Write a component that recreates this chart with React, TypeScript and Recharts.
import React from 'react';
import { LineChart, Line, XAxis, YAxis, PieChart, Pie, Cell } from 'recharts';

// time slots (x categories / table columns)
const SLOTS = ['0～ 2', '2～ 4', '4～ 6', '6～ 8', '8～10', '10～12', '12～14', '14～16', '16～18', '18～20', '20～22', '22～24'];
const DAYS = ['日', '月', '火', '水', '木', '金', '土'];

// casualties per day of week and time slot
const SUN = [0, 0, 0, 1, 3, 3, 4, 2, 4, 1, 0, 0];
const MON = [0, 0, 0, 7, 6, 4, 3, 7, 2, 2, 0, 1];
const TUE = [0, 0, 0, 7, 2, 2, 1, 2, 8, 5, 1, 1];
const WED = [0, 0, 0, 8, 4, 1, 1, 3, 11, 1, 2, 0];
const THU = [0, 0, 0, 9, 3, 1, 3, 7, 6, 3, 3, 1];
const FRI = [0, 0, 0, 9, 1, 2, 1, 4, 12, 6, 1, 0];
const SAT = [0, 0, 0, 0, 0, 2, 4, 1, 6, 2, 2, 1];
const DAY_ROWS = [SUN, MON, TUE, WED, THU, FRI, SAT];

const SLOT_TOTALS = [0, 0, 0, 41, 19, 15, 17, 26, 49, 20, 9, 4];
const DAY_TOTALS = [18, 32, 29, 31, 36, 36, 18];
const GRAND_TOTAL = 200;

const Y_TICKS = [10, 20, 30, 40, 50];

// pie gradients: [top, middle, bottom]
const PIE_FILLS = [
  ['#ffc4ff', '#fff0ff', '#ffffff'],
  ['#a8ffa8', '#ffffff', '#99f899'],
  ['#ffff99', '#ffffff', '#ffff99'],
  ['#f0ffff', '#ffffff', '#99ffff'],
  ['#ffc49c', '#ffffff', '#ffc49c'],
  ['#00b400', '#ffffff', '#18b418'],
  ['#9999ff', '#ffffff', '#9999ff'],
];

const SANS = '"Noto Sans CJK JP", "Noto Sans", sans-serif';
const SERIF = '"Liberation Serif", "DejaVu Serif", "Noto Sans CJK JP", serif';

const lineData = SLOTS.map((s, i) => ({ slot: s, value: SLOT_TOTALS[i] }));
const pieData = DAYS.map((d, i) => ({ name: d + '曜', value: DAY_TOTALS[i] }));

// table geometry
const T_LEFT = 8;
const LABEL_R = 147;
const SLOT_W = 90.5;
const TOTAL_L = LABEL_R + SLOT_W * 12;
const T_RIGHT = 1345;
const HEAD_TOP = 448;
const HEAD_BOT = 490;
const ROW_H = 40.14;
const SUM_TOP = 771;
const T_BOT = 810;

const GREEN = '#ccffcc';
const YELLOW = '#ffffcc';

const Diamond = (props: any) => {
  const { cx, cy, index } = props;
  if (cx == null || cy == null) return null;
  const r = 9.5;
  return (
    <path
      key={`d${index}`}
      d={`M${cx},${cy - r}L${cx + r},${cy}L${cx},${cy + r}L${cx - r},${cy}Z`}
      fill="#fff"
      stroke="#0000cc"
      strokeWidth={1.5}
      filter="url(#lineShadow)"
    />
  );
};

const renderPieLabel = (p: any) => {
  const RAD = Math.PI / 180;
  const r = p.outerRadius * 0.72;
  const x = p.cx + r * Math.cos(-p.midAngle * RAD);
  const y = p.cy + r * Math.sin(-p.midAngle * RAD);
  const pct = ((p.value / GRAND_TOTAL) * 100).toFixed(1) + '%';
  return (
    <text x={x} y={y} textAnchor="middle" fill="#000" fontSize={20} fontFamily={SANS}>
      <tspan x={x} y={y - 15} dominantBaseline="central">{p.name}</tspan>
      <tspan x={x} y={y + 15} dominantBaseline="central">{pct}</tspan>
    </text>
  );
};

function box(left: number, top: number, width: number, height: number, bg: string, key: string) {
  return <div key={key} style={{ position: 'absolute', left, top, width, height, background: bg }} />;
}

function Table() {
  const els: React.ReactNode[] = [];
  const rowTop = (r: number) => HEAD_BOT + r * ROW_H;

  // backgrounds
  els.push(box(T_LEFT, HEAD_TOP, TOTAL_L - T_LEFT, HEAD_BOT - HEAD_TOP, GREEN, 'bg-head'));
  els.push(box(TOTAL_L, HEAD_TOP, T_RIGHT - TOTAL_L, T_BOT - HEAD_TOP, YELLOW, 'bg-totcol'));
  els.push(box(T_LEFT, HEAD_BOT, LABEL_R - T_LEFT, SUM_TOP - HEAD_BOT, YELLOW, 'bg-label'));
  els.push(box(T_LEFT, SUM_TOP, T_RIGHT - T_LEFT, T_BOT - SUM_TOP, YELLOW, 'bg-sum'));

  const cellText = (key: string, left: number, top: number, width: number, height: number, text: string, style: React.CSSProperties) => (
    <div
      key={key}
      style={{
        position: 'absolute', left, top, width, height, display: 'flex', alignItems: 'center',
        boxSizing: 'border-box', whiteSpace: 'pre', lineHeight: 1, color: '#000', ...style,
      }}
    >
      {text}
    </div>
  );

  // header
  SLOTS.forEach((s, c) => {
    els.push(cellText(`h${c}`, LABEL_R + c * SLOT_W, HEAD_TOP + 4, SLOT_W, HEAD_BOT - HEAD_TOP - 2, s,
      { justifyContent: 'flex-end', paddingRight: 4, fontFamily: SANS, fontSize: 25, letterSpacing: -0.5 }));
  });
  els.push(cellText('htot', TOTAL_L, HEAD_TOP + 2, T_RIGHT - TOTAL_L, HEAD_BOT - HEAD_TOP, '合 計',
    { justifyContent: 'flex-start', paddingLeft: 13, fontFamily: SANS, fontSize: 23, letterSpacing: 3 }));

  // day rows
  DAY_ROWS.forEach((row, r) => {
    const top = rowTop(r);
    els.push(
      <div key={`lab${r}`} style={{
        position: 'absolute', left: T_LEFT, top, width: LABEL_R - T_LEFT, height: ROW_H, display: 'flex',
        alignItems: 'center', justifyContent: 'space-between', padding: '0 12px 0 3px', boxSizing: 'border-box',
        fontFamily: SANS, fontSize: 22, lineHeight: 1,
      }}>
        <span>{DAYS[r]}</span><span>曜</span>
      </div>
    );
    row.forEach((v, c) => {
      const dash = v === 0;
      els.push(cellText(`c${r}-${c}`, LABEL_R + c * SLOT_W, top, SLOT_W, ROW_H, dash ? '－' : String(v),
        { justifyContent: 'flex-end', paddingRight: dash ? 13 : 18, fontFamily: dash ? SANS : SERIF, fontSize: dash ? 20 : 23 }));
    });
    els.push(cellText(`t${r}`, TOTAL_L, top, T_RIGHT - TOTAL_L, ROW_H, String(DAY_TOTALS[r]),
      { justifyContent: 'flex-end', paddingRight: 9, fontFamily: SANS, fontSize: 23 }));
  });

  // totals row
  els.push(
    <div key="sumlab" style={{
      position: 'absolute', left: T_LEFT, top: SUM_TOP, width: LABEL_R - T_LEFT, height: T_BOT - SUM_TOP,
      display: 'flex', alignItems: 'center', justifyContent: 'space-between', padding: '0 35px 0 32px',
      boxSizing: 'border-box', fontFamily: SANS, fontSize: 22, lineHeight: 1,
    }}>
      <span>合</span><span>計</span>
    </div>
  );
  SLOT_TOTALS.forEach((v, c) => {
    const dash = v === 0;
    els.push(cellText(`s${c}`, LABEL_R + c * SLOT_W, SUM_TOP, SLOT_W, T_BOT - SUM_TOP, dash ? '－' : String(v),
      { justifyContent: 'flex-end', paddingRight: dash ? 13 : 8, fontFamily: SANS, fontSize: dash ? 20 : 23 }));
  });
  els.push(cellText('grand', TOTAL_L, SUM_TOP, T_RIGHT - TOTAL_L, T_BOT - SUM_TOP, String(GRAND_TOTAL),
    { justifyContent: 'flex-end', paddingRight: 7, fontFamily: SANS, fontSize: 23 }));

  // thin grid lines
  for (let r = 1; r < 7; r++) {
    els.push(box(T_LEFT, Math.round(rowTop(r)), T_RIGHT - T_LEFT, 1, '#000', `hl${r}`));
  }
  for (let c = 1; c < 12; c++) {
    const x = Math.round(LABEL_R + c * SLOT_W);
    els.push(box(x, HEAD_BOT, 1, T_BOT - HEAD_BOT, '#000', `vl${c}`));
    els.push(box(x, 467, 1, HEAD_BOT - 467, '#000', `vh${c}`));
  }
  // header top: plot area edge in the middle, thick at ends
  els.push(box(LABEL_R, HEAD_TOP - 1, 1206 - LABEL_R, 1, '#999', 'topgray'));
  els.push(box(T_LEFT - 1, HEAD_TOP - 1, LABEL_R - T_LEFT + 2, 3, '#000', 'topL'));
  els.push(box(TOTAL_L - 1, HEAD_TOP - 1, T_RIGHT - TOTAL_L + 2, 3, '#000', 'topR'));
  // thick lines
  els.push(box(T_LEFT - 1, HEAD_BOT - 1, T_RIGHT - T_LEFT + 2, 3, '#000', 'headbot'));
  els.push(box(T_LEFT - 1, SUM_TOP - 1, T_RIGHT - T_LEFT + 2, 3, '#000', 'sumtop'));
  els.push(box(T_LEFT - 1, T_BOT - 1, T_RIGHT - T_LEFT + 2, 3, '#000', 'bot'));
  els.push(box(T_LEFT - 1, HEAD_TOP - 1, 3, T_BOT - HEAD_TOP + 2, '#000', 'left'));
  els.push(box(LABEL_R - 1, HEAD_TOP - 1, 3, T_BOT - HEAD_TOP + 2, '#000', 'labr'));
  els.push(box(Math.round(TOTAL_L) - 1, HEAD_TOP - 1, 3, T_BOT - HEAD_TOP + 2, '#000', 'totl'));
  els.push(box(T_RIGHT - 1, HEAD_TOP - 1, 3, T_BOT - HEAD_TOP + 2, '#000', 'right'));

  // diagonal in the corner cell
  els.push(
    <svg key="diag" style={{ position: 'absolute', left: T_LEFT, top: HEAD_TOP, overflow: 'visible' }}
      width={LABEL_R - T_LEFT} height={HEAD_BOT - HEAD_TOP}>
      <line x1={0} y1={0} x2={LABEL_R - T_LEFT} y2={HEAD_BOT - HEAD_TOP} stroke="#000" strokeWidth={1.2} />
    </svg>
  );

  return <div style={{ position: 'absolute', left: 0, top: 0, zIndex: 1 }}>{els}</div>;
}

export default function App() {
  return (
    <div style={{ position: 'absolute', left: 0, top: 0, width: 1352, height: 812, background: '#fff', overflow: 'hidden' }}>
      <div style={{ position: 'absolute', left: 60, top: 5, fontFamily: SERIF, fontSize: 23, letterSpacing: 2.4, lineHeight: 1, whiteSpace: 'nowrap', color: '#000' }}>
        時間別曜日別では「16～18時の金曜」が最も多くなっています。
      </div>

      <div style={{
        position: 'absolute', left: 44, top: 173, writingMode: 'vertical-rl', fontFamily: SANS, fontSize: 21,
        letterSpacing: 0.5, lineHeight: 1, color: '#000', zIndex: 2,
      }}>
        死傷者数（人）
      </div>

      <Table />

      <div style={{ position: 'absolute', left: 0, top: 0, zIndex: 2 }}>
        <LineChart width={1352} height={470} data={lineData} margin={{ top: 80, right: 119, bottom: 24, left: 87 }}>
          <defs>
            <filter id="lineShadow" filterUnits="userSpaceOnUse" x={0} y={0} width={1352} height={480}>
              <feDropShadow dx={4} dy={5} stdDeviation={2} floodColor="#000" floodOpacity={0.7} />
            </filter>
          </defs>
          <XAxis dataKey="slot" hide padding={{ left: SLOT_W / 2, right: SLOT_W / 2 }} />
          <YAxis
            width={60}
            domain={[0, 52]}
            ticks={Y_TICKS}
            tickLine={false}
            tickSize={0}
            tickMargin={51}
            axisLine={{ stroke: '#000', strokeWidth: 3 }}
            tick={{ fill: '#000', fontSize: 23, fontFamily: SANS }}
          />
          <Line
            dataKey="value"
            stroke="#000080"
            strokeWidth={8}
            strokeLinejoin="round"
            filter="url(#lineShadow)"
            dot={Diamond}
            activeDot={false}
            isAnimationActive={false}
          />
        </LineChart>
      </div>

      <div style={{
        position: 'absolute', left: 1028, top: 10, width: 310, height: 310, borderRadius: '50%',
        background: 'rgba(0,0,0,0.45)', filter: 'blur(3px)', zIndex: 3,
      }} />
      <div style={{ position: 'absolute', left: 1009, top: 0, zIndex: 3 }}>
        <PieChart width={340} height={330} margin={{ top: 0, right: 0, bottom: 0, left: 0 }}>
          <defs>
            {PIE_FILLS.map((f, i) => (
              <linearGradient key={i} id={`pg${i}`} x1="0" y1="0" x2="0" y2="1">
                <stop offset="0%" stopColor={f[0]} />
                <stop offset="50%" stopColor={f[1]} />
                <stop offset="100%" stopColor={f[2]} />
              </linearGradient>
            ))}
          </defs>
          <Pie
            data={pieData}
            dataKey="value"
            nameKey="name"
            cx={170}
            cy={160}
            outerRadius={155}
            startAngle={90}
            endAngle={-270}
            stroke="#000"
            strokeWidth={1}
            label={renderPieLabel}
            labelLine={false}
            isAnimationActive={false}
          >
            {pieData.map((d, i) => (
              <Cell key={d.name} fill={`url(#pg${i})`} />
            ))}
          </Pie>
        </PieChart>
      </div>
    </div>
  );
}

■ **Exercise**
Reprint the data above from the opening line to the line holding "const GRAND_TOTAL = 200;", inclusive, and nothing else.

■ **Output for this task**
Write a component that recreates this chart with React, TypeScript and Recharts.
import React from 'react';
import { LineChart, Line, XAxis, YAxis, PieChart, Pie, Cell } from 'recharts';

// time slots (x categories / table columns)
const SLOTS = ['0～ 2', '2～ 4', '4～ 6', '6～ 8', '8～10', '10～12', '12～14', '14～16', '16～18', '18～20', '20～22', '22～24'];
const DAYS = ['日', '月', '火', '水', '木', '金', '土'];

// casualties per day of week and time slot
const SUN = [0, 0, 0, 1, 3, 3, 4, 2, 4, 1, 0, 0];
const MON = [0, 0, 0, 7, 6, 4, 3, 7, 2, 2, 0, 1];
const TUE = [0, 0, 0, 7, 2, 2, 1, 2, 8, 5, 1, 1];
const WED = [0, 0, 0, 8, 4, 1, 1, 3, 11, 1, 2, 0];
const THU = [0, 0, 0, 9, 3, 1, 3, 7, 6, 3, 3, 1];
const FRI = [0, 0, 0, 9, 1, 2, 1, 4, 12, 6, 1, 0];
const SAT = [0, 0, 0, 0, 0, 2, 4, 1, 6, 2, 2, 1];
const DAY_ROWS = [SUN, MON, TUE, WED, THU, FRI, SAT];

const SLOT_TOTALS = [0, 0, 0, 41, 19, 15, 17, 26, 49, 20, 9, 4];
const DAY_TOTALS = [18, 32, 29, 31, 36, 36, 18];
const GRAND_TOTAL = 200;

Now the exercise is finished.